I'm dealing with the following problem:
Let $f$ be a differentiable function on $\mathbb{R}$ with $x_0$ the unique point such that $f'(x_0)=0$. Suppose $f(x_0)$ is maximal on a neighbourhood of $x_0$, show $$f(x_0)=\max_{x\in\mathbb{R}}f(x).$$
Intuitively, I think $f(x)$ is increasing while $x<x_0$ and decreasing while $x>x_0$. But $f'(x)$ may not be continuous, I have difficulty in proving it rigorously.
Best Answer
You are right, the simple argument you are thinking of requires $f$ to be continuously differentiable. But a more advanced theorem of Darboux states that the derivative of any differentiable function satisfies the intermediate value property, even if it is discontinuous, see How discontinuous can a derivative be?

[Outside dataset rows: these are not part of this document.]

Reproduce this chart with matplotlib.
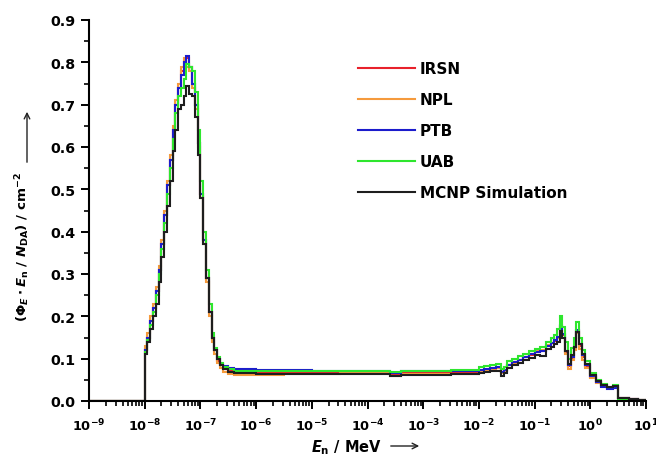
import numpy as np
import matplotlib
matplotlib.use('Agg')
import matplotlib.pyplot as plt
from matplotlib.ticker import LogLocator, MultipleLocator, FuncFormatter, NullFormatter

plt.rcParams['font.family'] = ['DejaVu Sans']
plt.rcParams['font.weight'] = 'bold'
plt.rcParams['mathtext.fontset'] = 'custom'
plt.rcParams['mathtext.rm'] = 'DejaVu Sans:bold'
plt.rcParams['mathtext.it'] = 'DejaVu Sans:italic:bold'
plt.rcParams['mathtext.bf'] = 'DejaVu Sans:bold'

# bin edges, log10(E / MeV)
log_edges = [-9.0,
             -8.0, -7.95, -7.9, -7.85, -7.8, -7.75, -7.7, -7.65, -7.6, -7.55,
             -7.5, -7.45, -7.4, -7.35, -7.3, -7.25, -7.2, -7.15, -7.1, -7.05,
             -7.0, -6.95, -6.9, -6.85, -6.8, -6.75, -6.7, -6.65,
             -6.6, -6.5, -6.4, -6.2, -6.0, -5.5, -5.0, -4.5, -4.0, -3.6, -3.4,
             -3.0, -2.5,
             -2.0, -1.9, -1.8, -1.7, -1.6, -1.55, -1.5, -1.4, -1.3, -1.2, -1.1,
             -1.0, -0.9, -0.8, -0.7, -0.65, -0.6, -0.55, -0.5, -0.45, -0.4,
             -0.35, -0.3, -0.25, -0.2, -0.15, -0.1, 0.0, 0.1, 0.2, 0.3, 0.4,
             0.5, 0.7, 0.85, 1.0]

irsn = [0.0,
        0.12, 0.15, 0.19, 0.22, 0.26, 0.31, 0.37, 0.44, 0.51, 0.57,
        0.64, 0.70, 0.74, 0.78, 0.80, 0.81, 0.79, 0.75, 0.70, 0.61,
        0.49, 0.38, 0.29, 0.21, 0.15, 0.12, 0.095, 0.085,
        0.076, 0.071, 0.069, 0.068, 0.068, 0.068, 0.068, 0.068, 0.068, 0.063, 0.067,
        0.067, 0.068,
        0.072, 0.074, 0.076, 0.079, 0.068, 0.072, 0.085, 0.091, 0.097, 0.103, 0.109,
        0.115, 0.118, 0.130, 0.136, 0.142, 0.150, 0.178, 0.155, 0.115, 0.082,
        0.102, 0.125, 0.165, 0.130, 0.104, 0.082, 0.057, 0.044, 0.035, 0.030, 0.033,
        0.007, 0.004, 0.002]

npl = [0.0,
       0.13, 0.16, 0.20, 0.23, 0.27, 0.32, 0.38, 0.45, 0.52, 0.58,
       0.65, 0.71, 0.75, 0.79, 0.81, 0.79, 0.78, 0.74, 0.69, 0.60,
       0.48, 0.37, 0.28, 0.20, 0.14, 0.11, 0.09, 0.078,
       0.068, 0.064, 0.062, 0.062, 0.062, 0.063, 0.064, 0.065, 0.065, 0.060, 0.064,
       0.064, 0.064,
       0.070, 0.072, 0.074, 0.077, 0.066, 0.070, 0.084, 0.090, 0.097, 0.104, 0.110,
       0.117, 0.120, 0.132, 0.138, 0.143, 0.150, 0.175, 0.150, 0.110, 0.075,
       0.098, 0.120, 0.160, 0.122, 0.098, 0.078, 0.055, 0.043, 0.036, 0.031, 0.036,
       0.008, 0.005, 0.003]

ptb = [0.0,
       0.12, 0.15, 0.19, 0.22, 0.26, 0.31, 0.37, 0.44, 0.51, 0.57,
       0.64, 0.70, 0.74, 0.77, 0.80, 0.815, 0.79, 0.75, 0.70, 0.61,
       0.49, 0.38, 0.29, 0.21, 0.15, 0.12, 0.10, 0.088,
       0.082, 0.078, 0.076, 0.075, 0.074, 0.073, 0.072, 0.071, 0.071, 0.066, 0.070,
       0.070, 0.071,
       0.074, 0.076, 0.078, 0.080, 0.069, 0.073, 0.086, 0.092, 0.098, 0.104, 0.110,
       0.116, 0.118, 0.130, 0.137, 0.143, 0.152, 0.180, 0.158, 0.118, 0.085,
       0.105, 0.128, 0.168, 0.135, 0.108, 0.084, 0.058, 0.044, 0.034, 0.028, 0.030,
       0.006, 0.004, 0.002]

uab = [0.0,
       0.115, 0.145, 0.18, 0.21, 0.25, 0.30, 0.36, 0.42, 0.49, 0.55,
       0.62, 0.68, 0.72, 0.74, 0.76, 0.795, 0.79, 0.78, 0.73, 0.64,
       0.52, 0.40, 0.31, 0.23, 0.16, 0.125, 0.105, 0.09,
       0.080, 0.075, 0.072, 0.071, 0.071, 0.071, 0.071, 0.072, 0.072, 0.068, 0.072,
       0.072, 0.074,
       0.080, 0.082, 0.084, 0.088, 0.076, 0.080, 0.095, 0.100, 0.106, 0.112, 0.118,
       0.124, 0.128, 0.140, 0.148, 0.155, 0.170, 0.200, 0.175, 0.140, 0.100,
       0.125, 0.150, 0.186, 0.150, 0.120, 0.095, 0.066, 0.050, 0.040, 0.034, 0.037,
       0.005, 0.003, 0.002]

mcnp = [0.0,
        0.11, 0.14, 0.17, 0.20, 0.23, 0.28, 0.34, 0.40, 0.46, 0.52,
        0.59, 0.64, 0.69, 0.70, 0.72, 0.745, 0.725, 0.72, 0.67, 0.58,
        0.48, 0.37, 0.29, 0.21, 0.15, 0.12, 0.10, 0.085,
        0.075, 0.069, 0.066, 0.065, 0.064, 0.064, 0.063, 0.063, 0.063, 0.058, 0.062,
        0.062, 0.063,
        0.066, 0.068, 0.070, 0.072, 0.060, 0.065, 0.078, 0.084, 0.090, 0.096, 0.102,
        0.108, 0.106, 0.122, 0.128, 0.134, 0.140, 0.166, 0.150, 0.118, 0.087,
        0.108, 0.128, 0.163, 0.135, 0.110, 0.088, 0.062, 0.048, 0.038, 0.032, 0.036,
        0.006, 0.004, 0.002]

labels = ['IRSN', 'NPL', 'PTB', 'UAB', 'MCNP Simulation']
colors = ['#e8212b', '#f59a3c', '#1c1ccc', '#2ee62e', '#1e1e1e']

edges = 10 ** np.array(log_edges)

fig = plt.figure(figsize=(6.56, 4.6), dpi=100)
ax = fig.add_axes([89/656, 1 - 402/460, (646 - 89)/656, (402 - 21)/460])

for vals, lab, c in zip([irsn, npl, ptb, uab, mcnp], labels, colors):
    ax.stairs(vals, edges, baseline=None, color=c, lw=1.5, label=lab)

ax.set_xscale('log')
ax.set_xlim(1e-9, 1e1)
ax.set_ylim(0, 0.9)

ax.xaxis.set_major_locator(LogLocator(base=10, numticks=20))
ax.xaxis.set_minor_locator(LogLocator(base=10, subs=np.arange(2, 10), numticks=200))
ax.xaxis.set_minor_formatter(NullFormatter())
ax.xaxis.set_major_formatter(FuncFormatter(
    lambda v, p: r'$\mathbf{10^{%d}}$' % int(round(np.log10(v)))))
ax.yaxis.set_major_locator(MultipleLocator(0.1))
ax.yaxis.set_minor_locator(MultipleLocator(0.05))
ax.yaxis.set_major_formatter(FuncFormatter(lambda v, p: f'{v:.1f}'))

for s in ['top', 'right']:
    ax.spines[s].set_visible(False)
for s in ['left', 'bottom']:
    ax.spines[s].set_linewidth(1.5)
ax.tick_params(which='major', direction='out', length=6, width=1.4, pad=4)
ax.tick_params(axis='y', which='major', labelsize=10.2)
ax.tick_params(axis='x', which='major', labelsize=9.3, pad=5)
ax.tick_params(which='minor', direction='out', length=3.5, width=1.2)

leg = ax.legend(loc='upper left', bbox_to_anchor=(358/656, 1 - 62/460),
                bbox_transform=fig.transFigure, frameon=False, borderpad=0,
                borderaxespad=0, handlelength=3.7, handletextpad=0.35,
                labelspacing=1.05, prop={'size': 11, 'weight': 'bold'})

# axis titles with arrows
fig.text(23/656, 1 - 247/460,
         r'$(\mathit{\Phi}_{\mathit{E}}\cdot\mathit{E}_\mathrm{n}\ /\ \mathit{N}_\mathrm{DA})\ /\ \mathrm{cm}^{-2}$',
         rotation=90, ha='center', va='center', fontsize=9.6)
ax.annotate('', xy=(27/656, 1 - 110/460), xytext=(27/656, 1 - 166/460),
            xycoords='figure fraction', textcoords='figure fraction',
            arrowprops=dict(arrowstyle='->', lw=1.0, color='#222222'))
fig.text(346/656, 1 - 448/460, r'$\mathit{E}_\mathrm{n}\ /\ \mathrm{MeV}$',
         ha='center', va='center', fontsize=10.5)
ax.annotate('', xy=(422/656, 1 - 447/460), xytext=(388/656, 1 - 447/460),
            xycoords='figure fraction', textcoords='figure fraction',
            arrowprops=dict(arrowstyle='->', lw=1.0, color='#222222'))

fig.savefig('out.png', dpi=100)
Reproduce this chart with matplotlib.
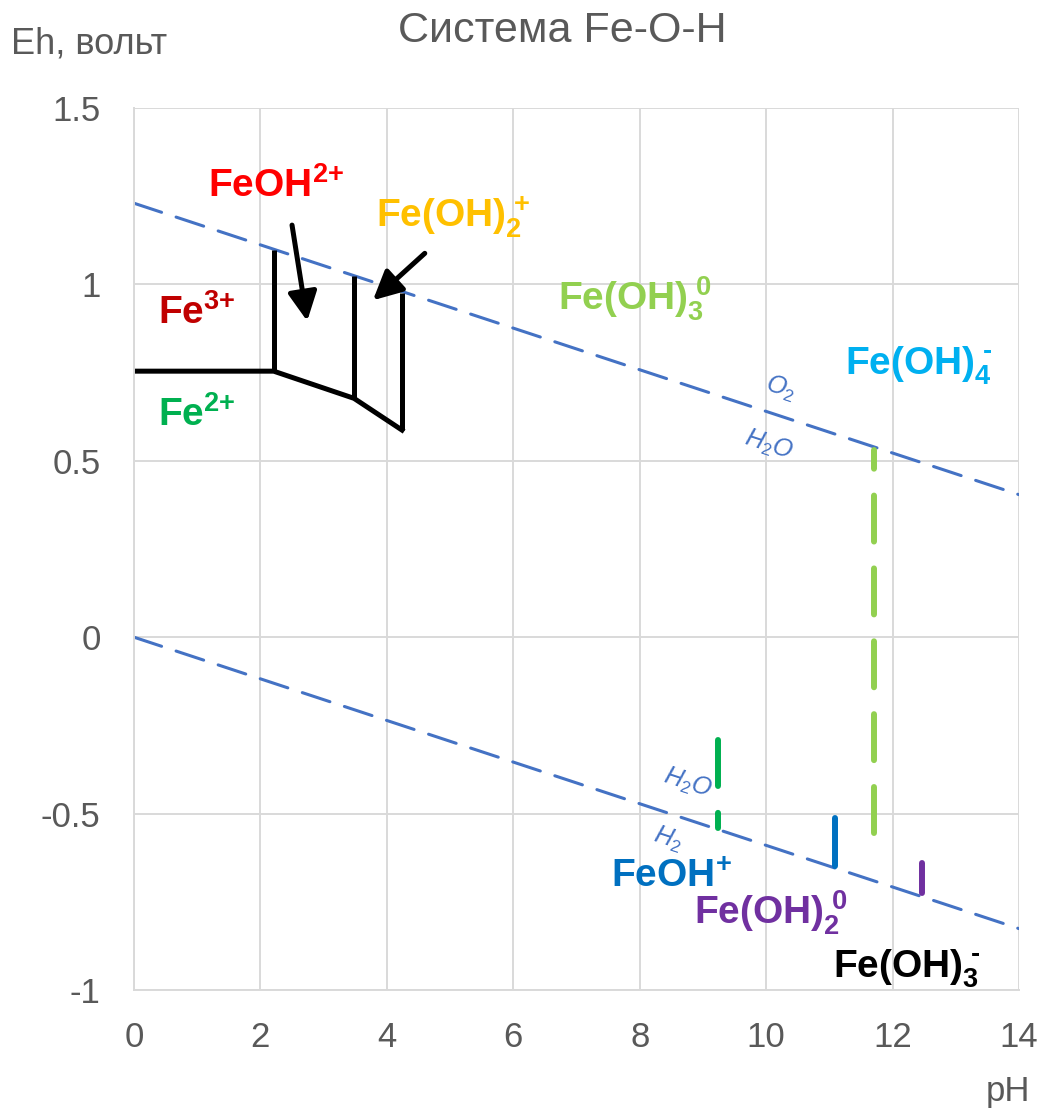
import numpy as np
import matplotlib.pyplot as plt

plt.rcParams['font.family'] = ['Liberation Sans', 'DejaVu Sans']
plt.rcParams['mathtext.fontset'] = 'custom'
plt.rcParams['mathtext.rm'] = 'Liberation Sans'
plt.rcParams['mathtext.bf'] = 'Liberation Sans:bold'
plt.rcParams['mathtext.it'] = 'Liberation Sans:italic'

# water stability lines (Eh = a - 0.059 pH)
ph_range = [0, 14]
o2_eh = [1.23, 0.404]
h2_eh = [0.0, -0.826]

# Fe3+/Fe2+ and hydroxo-complex boundaries (black)
base_ph = [0, 2.21, 3.48, 4.24]
base_eh = [0.754, 0.754, 0.677, 0.587]
vert_ph = [2.21, 3.48, 4.24]
vert_top = [1.097, 1.023, 0.975]
vert_bot = [0.754, 0.677, 0.587]

# coloured vertical boundaries
col_ph = [9.24, 11.09, 12.47, 11.71]
col_top = [-0.292, -0.513, -0.641, 0.53]
col_bot = [-0.541, -0.649, -0.726, -0.556]
col_color = ['#00B050', '#0070C0', '#7030A0', '#92D050']
col_dashed = [True, False, False, True]

# species labels
labels = [r'$\mathbf{FeOH^{2{+}}}$', r'$\mathbf{Fe(OH)_2^{\ {+}}}$', r'$\mathbf{Fe^{3{+}}}$',
          r'$\mathbf{Fe^{2{+}}}$', r'$\mathbf{Fe(OH)_3^{\ 0}}$', r'$\mathbf{Fe(OH)_4^{\ ‐}}$',
          r'$\mathbf{FeOH^{{+}}}$', r'$\mathbf{Fe(OH)_2^{\ 0}}$', r'$\mathbf{Fe(OH)_3^{\ ‐}}$']
lab_ph = [2.25, 5.05, 0.99, 0.99, 7.93, 12.42, 8.5, 10.08, 12.22]
lab_eh = [1.28, 1.19, 0.92, 0.63, 0.96, 0.77, -0.68, -0.78, -0.94]
lab_color = ['#FF0000', '#FFC000', '#C00000', '#00B050', '#92D050', '#00B0F0',
             '#0070C0', '#7030A0', '#000000']

# arrows (tail -> head)
arrows = [((2.50, 1.168), (2.74, 0.896)), ((4.60, 1.088), (3.78, 0.955))]

fig = plt.figure(figsize=(10.46, 11.13), dpi=100)
ax = fig.add_axes([0.1281, 0.1105, 0.8461, 0.7925])

ax.set_xlim(0, 14)
ax.set_ylim(-1, 1.5)
ax.set_xticks(np.arange(0, 15, 2))
ax.set_yticks([-1, -0.5, 0, 0.5, 1, 1.5])
ax.set_yticklabels(['-1', '-0.5', '0', '0.5', '1', '1.5'])
ax.grid(color='#D9D9D9', lw=1.4)
ax.set_axisbelow(True)
for s in ['top', 'right']:
    ax.spines[s].set_visible(False)
for s in ['left', 'bottom']:
    ax.spines[s].set_color('#D9D9D9')
    ax.spines[s].set_linewidth(1.4)
ax.tick_params(length=0, labelsize=25, labelcolor='#595959')
ax.tick_params(axis='x', pad=22)
ax.tick_params(axis='y', pad=24)

# water lines
for e in [o2_eh, h2_eh]:
    ax.plot(ph_range, e, color='#4472C4', lw=2.2, dashes=(9.5, 5), dash_capstyle='round')

# black boundaries
ax.plot(base_ph, base_eh, color='black', lw=3.6)
for p, t, b in zip(vert_ph, vert_top, vert_bot):
    ax.plot([p, p], [b, t], color='black', lw=3.6, solid_capstyle='butt')

# coloured boundaries
for p, t, b, c, d in zip(col_ph, col_top, col_bot, col_color, col_dashed):
    if d:
        if c == '#92D050':
            ax.plot([p, p], [b, t], color=c, lw=4.3, dashes=(7.7, 4.5), dash_capstyle='round')
        else:
            ax.plot([p, p], [t, b], color=c, lw=4.3, dashes=(7.7, 4.5), dash_capstyle='round')
    else:
        ax.plot([p, p], [b, t], color=c, lw=4.3, solid_capstyle='round')

for (t, h) in arrows:
    ax.annotate('', xy=h, xytext=t,
                arrowprops=dict(arrowstyle='-|>', color='black', lw=3.6, mutation_scale=44,
                                shrinkA=0, shrinkB=0))

for s, x, y, c in zip(labels, lab_ph, lab_eh, lab_color):
    ax.text(x, y, s, color=c, fontsize=28, ha='center', va='center')

# water line labels
ang = -18.2
ax.text(10.23, 0.705, r'$O_2$', color='#4472C4', fontsize=18, rotation=ang, ha='center', va='center')
ax.text(10.04, 0.545, r'$H_2O$', color='#4472C4', fontsize=18, rotation=ang, ha='center', va='center')
ax.text(8.76, -0.414, r'$H_2O$', color='#4472C4', fontsize=18, rotation=ang, ha='center', va='center')
ax.text(8.45, -0.572, r'$H_2$', color='#4472C4', fontsize=18, rotation=ang, ha='center', va='center')

fig.text(562 / 1046, 1 - 31 / 1113, 'Система Fe-O-H', fontsize=31, color='#595959',
         ha='center', va='center')
fig.text(89 / 1046, 1 - 44 / 1113, 'Eh, вольт', fontsize=26, color='#595959',
         ha='center', va='center')
fig.text(1008 / 1046, 1 - 1092 / 1113, 'pH', fontsize=25, color='#595959',
         ha='center', va='center')

fig.savefig('out.png', dpi=100)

Suppose, by contradiction, that $f(b)>f(x_0)$ at some $b>x_0$ (the case $b<x_0$ is analogous). By the mean value theorem there is $c\in(x_0,b)$ where $f'(c)=\frac{f(b)-f(x_0)}{b-x_0}>0$. On the other hand, there is some small $\varepsilon>0$ such that $f'(x_0+\varepsilon)<0$. Otherwise, the derivative would be strictly positive on an entire right neighborhood of $x_0$, and it would not be a local maximum. By the Darboux theorem, there is then an $x$ between $x_0+\varepsilon$ and $c$ where $f'(x)=0$. But both of them $>x_0$, so $x>x_0$, in contradiction with the uniqueness of $x_0$.